At direct government urgings, there are large tracts of land that are given over to the cultivation of the Palaver somniferum, for the very good reason that the opium is essential for the National Health Service.

When we die of cancer, or when we are carried off in any other mortal agony, our final miseries are invariably palliated by opiates, in the form of morphine or diamorphine.

Given this reality, and given the desperate shortage of analgesic drugs that has occasionally hit the health service, opium has entered the repertoire of UK cash crops.

So how would you feel, if you were sitting back on your terrace in Oxfordshire, and looking out at the poppies waving in the fields, and you heard the thugga-thugga-thugga of Apache helicopters?

Suppose these helicopters were to disgorge hundreds of dark-glass-wearing US troops, who were to advance with flame-throwers and defoliants through the fields, destroying all the vegetation they could see. I put it to you that you would be exceedingly hacked off if you were a farmer.

You would be most unlikely to sense the slightest friendliness towards those Americans or to the troops of any other country involved in the destruction. And yet that is of course the policy to which Britons are at least notionally committed in Afghanistan.

There are several respects in which the Afghan war has not yet been successful, in the past eight years. But there is one sector of the Afghan economy that has positively boomed since 2001, and that is poppy production.

Before the Western forces kicked out the Taliban, the crop was deemed un-Islamic, and production fell virtually to zero.

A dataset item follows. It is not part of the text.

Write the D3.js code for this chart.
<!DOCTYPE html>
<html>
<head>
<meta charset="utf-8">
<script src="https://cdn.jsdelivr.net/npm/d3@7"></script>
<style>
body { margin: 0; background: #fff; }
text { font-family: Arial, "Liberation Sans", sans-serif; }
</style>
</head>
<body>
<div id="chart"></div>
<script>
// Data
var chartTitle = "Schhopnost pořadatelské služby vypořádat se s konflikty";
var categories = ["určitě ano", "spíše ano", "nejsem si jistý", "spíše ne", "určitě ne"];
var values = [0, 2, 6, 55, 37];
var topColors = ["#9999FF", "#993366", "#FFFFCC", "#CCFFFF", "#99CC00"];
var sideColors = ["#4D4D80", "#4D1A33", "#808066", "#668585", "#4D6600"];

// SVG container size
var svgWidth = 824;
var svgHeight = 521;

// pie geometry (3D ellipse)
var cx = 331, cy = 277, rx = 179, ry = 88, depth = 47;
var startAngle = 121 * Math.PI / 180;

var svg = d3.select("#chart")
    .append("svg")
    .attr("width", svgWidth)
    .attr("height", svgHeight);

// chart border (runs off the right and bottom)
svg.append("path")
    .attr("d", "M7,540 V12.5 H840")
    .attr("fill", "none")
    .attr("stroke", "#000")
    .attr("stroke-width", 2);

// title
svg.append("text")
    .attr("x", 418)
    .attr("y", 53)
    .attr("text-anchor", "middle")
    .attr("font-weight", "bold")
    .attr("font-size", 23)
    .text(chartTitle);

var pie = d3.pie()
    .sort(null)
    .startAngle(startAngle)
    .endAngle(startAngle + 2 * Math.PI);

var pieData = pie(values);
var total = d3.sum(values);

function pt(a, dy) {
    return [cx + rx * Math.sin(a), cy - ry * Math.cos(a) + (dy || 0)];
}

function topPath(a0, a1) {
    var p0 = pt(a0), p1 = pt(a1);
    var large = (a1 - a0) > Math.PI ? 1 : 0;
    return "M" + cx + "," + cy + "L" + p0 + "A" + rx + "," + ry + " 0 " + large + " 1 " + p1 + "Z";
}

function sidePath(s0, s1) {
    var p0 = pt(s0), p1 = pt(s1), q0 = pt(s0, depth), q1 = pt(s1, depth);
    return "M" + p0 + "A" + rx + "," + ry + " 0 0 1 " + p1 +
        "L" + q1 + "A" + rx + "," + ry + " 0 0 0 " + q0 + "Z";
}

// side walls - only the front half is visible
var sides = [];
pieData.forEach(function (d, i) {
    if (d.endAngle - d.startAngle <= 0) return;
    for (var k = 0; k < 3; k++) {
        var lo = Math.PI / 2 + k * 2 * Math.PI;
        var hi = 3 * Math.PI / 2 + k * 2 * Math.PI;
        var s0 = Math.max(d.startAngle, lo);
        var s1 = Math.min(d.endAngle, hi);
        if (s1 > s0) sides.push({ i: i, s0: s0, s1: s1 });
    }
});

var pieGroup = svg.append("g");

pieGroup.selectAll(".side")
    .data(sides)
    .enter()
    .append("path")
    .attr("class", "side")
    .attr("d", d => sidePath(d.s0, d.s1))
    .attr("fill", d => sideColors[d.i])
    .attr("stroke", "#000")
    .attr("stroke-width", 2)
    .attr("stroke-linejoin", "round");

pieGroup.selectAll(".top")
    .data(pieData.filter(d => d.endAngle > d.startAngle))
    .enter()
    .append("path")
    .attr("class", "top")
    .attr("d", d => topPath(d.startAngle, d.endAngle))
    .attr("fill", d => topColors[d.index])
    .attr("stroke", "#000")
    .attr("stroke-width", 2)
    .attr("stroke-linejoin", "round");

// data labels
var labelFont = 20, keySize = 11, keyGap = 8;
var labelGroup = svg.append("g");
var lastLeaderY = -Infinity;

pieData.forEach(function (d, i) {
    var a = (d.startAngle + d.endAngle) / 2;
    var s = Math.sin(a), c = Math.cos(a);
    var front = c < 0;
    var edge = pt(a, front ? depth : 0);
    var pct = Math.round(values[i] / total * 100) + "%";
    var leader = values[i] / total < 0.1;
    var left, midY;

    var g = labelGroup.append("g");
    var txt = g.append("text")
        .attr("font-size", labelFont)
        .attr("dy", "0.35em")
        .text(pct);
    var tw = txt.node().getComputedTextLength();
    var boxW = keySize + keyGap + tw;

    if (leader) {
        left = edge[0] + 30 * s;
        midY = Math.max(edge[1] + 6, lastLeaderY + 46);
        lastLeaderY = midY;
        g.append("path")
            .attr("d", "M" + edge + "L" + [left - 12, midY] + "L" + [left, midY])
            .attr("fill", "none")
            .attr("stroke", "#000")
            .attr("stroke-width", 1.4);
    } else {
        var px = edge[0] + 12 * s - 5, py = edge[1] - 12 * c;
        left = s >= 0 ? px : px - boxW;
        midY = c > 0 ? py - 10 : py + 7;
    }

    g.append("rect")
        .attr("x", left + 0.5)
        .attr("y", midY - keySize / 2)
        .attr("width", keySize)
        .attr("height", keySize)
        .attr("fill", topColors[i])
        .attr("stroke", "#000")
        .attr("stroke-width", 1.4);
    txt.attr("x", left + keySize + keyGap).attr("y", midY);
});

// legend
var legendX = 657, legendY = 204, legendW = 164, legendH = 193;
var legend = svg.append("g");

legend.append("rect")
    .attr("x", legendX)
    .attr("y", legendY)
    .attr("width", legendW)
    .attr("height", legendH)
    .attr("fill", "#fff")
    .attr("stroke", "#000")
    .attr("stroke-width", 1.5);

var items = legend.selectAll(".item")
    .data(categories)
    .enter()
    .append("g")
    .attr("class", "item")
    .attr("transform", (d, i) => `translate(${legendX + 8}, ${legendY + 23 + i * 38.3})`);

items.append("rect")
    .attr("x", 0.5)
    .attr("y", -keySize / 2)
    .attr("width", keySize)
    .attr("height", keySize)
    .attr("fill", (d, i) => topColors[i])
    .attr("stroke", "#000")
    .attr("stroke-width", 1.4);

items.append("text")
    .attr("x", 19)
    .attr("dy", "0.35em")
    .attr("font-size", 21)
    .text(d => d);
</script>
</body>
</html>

Since the unleashing of the 'war on terror', combined with the 'war on drugs', the figures have been astonishing. Only 15 per cent of Afghanistan is arable, and yet more of that land is now under poppy than ever before.

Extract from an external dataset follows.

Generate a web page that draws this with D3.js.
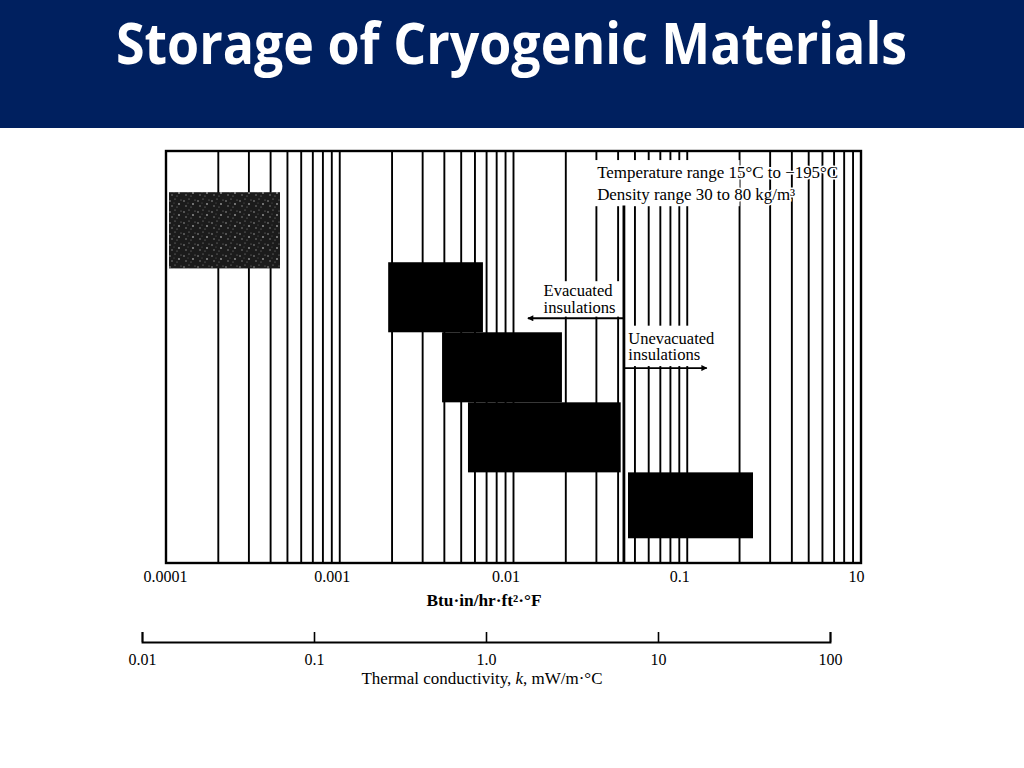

The illegal opium trade now accounts for about 52 per cent of the Afghan economy, about $3 billion (Dh11 billion) a year in revenues, and about 90 per cent of the world supply of heroin.
With that kind of money at stake, it is no wonder that the Hamid Karzai government is said to have become hopelessly corrupt. No one has a real interest in stamping it out. The politicians are on the take.

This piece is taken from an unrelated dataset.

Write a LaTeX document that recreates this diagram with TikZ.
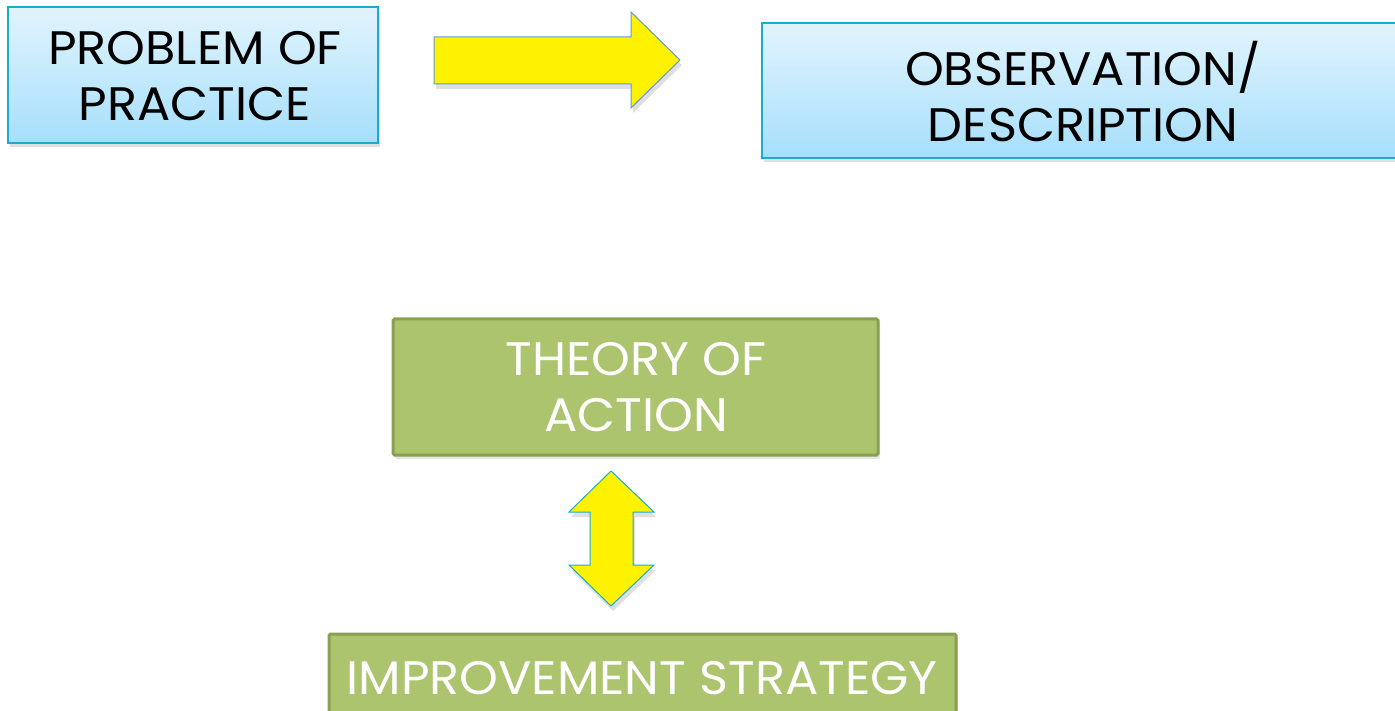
\documentclass[tikz,border=0pt]{standalone}
\usepackage{fontspec}
\setmainfont[FakeStretch=1.05]{Poppins}
\usetikzlibrary{shadows,fadings}
\definecolor{bluetop}{HTML}{E2F4FD}
\definecolor{bluebot}{HTML}{A6DFFB}
\definecolor{blueedge}{HTML}{1AABD4}
\definecolor{greenfill}{HTML}{ABC46D}
\definecolor{greenedge}{HTML}{88A050}
\definecolor{arrowedge}{HTML}{5B9BD5}
\tikzset{
  bluebox/.style={draw=blueedge, line width=1.5pt, top color=bluetop, bottom color=bluebot,
    drop shadow={shadow xshift=2pt, shadow yshift=-4pt, opacity=0.25}},
  greenbox/.style={draw=greenedge, line width=3pt, fill=greenfill, rounded corners=1.5pt,
    drop shadow={shadow xshift=2pt, shadow yshift=-4pt, opacity=0.2}},
  yarrow/.style={fill=yellow, line width=1pt, line join=miter,
    drop shadow={shadow xshift=2pt, shadow yshift=-5pt, opacity=0.25}},
  lbl/.style={font=\fontsize{47}{56}\selectfont, align=center, inner sep=0pt},
}
\begin{document}
\begin{tikzpicture}[x=1pt,y=-1pt]
\useasboundingbox (0,0) rectangle (1395,711);
% boxes
\path[bluebox] (8,7) rectangle (378,143);
\path[bluebox] (762,23) rectangle (1420,158);
\path[greenbox] (393,319) rectangle (878,455);
\path[greenbox] (329,634) rectangle (956,740);
% labels
\node[lbl, text=black] (pop) at (195,76) {PROBLEM OF\\PRACTICE};
\node[lbl, text=black] (obs) at (1083,92) {OBSERVATION/\\DESCRIPTION};
\node[lbl, text=white] (toa) at (636,387) {THEORY OF\\ACTION};
\node[lbl, text=white] (imp) at (642,678) {IMPROVEMENT STRATEGY};
% right arrow
\path[yarrow, draw=arrowedge] (434,37) -- (631,37) -- (631,12) -- (680,60) -- (631,108) -- (631,84) -- (434,84) -- cycle;
% double arrow
\path[yarrow, draw=blueedge] (611,471) -- (654,512) -- (633,512) -- (633,565) -- (654,565) -- (611,606) -- (569,565) -- (590,565) -- (590,512) -- (569,512) -- cycle;
\end{tikzpicture}
\end{document}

The Taliban use drugs money to finance their operations. American, British and other Nato forces have come to realise that eradication programmes risk deepening local poverty and losing the very 'hearts and minds' they are there to win.

With the Taliban resurgent, and with British casualties mounting, and with more illegal opium being grown than ever before, it is time to look again at one obvious solution.

Surely the West should be pursuing the argument first proposed three years ago by the Senlis council: to see if it can work with Afghan villages and farmers to develop a legitimate medical market for their crops.

To put it at its bluntest: why is the UK paying its farmers to grow poppies in Oxfordshire, and paying its soldiers to destroy them in Afghanistan? Be in no doubt that what British troops are doing in Helmand is heroic, and it is very far from futile.

The West has utterly failed to stamp out the opium crop in Afghanistan - quite the reverse. Let us help the Afghans to obtain what legal value they can from their poppies.

No one should pretend that this solution is easy, or that it is complete. As long as heroin is illegal in most jurisdictions (for the foreseeable future, that is), the price of illegal opium will probably be higher than the legal crop, and the drugs barons will not be entirely undermined.

But the West should at least try an option that offers the world cheaper pain relief, and the Afghans a viable legal alternative for their harvest. Nothing else seems to be working.

From Homer to Flanders Fields, poppies have symbolised the sacrifice of soldiers. The tragedy is that the illegal production of this flower is now funding the killing of British troops. Britain needs a better use for it.